**To do**: Set down the data below from its first line to the line holding "plt.rcParams['font.family'] = ['Liberation", inclusive; omit all pictures.

--- START OF Given information ---

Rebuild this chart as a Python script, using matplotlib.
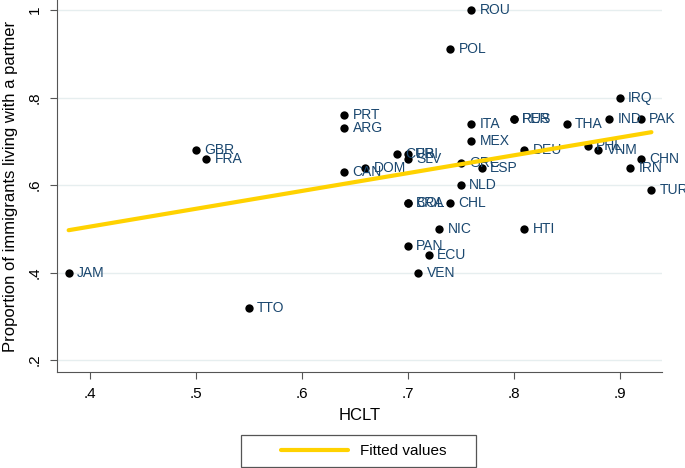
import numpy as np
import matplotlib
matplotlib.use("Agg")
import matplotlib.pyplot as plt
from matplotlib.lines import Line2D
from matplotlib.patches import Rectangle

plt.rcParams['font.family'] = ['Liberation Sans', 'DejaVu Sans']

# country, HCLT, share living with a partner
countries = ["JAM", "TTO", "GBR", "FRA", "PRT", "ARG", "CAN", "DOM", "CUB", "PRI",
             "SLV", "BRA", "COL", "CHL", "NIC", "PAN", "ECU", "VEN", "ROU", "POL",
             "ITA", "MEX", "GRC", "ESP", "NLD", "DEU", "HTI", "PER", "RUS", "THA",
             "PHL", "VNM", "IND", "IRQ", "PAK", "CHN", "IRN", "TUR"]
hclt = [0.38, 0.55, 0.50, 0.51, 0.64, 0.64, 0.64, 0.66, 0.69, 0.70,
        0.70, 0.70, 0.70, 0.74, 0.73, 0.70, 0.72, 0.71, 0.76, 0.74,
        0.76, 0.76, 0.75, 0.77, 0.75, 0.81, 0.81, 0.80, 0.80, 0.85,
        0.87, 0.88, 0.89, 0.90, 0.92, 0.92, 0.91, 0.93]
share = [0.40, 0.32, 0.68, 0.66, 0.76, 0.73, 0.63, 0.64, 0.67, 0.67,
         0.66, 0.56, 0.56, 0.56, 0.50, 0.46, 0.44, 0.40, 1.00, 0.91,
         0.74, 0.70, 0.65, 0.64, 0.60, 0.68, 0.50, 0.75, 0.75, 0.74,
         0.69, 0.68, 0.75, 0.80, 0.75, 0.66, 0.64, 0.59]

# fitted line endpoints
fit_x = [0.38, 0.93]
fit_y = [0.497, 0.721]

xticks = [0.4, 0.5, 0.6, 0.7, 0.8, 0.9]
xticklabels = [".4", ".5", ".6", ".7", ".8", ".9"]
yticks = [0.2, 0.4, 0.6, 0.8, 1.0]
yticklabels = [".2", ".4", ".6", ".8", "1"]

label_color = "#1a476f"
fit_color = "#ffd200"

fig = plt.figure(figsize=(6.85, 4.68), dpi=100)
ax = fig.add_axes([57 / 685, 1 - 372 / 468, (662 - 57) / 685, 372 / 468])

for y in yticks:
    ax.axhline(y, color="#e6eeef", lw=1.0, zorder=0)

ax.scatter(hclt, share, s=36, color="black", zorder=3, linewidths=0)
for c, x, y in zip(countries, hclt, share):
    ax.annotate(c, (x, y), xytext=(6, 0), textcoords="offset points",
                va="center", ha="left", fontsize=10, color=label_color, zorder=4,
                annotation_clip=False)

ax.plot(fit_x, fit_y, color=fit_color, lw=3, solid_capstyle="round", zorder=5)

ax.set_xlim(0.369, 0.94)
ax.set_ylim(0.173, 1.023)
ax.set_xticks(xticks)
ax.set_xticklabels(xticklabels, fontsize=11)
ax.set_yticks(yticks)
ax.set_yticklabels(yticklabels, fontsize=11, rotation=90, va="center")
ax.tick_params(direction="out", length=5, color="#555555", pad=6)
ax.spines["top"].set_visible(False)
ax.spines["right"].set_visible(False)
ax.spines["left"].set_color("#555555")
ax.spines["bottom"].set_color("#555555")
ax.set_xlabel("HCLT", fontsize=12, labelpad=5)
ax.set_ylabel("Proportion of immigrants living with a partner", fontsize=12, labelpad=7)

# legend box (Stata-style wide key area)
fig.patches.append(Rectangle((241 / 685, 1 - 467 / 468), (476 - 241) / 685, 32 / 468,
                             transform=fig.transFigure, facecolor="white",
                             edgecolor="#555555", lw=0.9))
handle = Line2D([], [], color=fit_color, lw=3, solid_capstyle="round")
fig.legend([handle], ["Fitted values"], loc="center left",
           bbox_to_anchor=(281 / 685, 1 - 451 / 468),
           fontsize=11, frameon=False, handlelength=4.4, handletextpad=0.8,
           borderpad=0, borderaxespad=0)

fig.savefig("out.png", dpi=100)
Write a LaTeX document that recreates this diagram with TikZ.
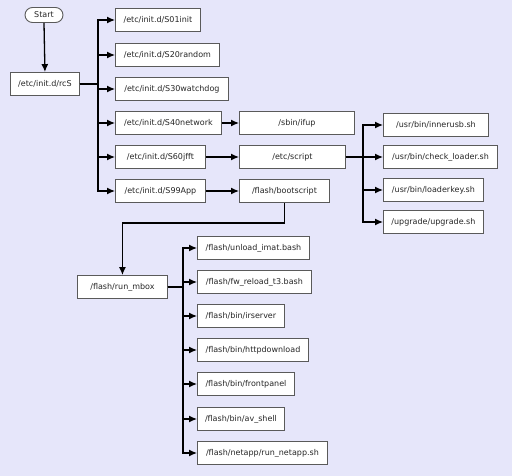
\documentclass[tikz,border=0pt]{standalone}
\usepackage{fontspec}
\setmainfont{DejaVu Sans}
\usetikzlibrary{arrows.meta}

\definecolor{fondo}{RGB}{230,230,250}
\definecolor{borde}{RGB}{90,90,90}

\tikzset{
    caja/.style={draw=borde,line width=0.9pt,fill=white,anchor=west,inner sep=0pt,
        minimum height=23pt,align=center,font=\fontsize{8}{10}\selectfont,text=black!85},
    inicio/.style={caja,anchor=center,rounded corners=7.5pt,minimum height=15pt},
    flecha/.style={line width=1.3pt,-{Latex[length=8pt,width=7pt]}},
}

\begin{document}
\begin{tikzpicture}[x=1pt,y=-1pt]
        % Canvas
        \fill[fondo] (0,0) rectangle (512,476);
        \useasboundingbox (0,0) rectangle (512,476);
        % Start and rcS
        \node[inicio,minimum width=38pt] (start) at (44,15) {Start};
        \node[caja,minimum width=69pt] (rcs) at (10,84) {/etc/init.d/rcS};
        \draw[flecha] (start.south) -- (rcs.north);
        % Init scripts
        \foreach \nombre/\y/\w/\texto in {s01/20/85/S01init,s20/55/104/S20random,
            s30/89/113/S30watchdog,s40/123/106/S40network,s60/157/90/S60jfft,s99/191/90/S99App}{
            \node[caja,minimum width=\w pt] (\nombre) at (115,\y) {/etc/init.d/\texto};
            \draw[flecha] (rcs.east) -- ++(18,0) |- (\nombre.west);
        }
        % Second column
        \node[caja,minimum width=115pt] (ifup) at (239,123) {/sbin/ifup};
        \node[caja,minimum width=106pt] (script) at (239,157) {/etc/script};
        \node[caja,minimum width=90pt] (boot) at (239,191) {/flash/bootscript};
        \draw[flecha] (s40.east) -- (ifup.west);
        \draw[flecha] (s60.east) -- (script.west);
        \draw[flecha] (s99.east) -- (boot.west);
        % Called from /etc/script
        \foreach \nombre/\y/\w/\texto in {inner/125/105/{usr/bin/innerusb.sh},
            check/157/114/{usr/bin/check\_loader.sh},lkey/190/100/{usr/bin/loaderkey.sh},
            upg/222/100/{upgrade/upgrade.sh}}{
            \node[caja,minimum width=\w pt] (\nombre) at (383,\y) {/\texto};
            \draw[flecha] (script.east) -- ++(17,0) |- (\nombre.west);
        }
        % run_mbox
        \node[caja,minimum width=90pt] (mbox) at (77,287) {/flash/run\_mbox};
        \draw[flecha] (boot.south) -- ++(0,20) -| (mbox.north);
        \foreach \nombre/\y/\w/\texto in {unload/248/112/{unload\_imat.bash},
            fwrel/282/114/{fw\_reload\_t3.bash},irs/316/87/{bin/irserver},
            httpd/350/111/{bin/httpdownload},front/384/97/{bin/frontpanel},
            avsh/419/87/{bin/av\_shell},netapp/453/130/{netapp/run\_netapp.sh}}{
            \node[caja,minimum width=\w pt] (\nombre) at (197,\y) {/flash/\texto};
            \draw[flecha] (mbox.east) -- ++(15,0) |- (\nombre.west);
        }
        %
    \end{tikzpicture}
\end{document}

--- END OF Given information ---

**Problem solution**:
Rebuild this chart as a Python script, using matplotlib.
import numpy as np
import matplotlib
matplotlib.use("Agg")
import matplotlib.pyplot as plt
from matplotlib.lines import Line2D
from matplotlib.patches import Rectangle

plt.rcParams['font.family'] = ['Liberation Sans', 'DejaVu Sans']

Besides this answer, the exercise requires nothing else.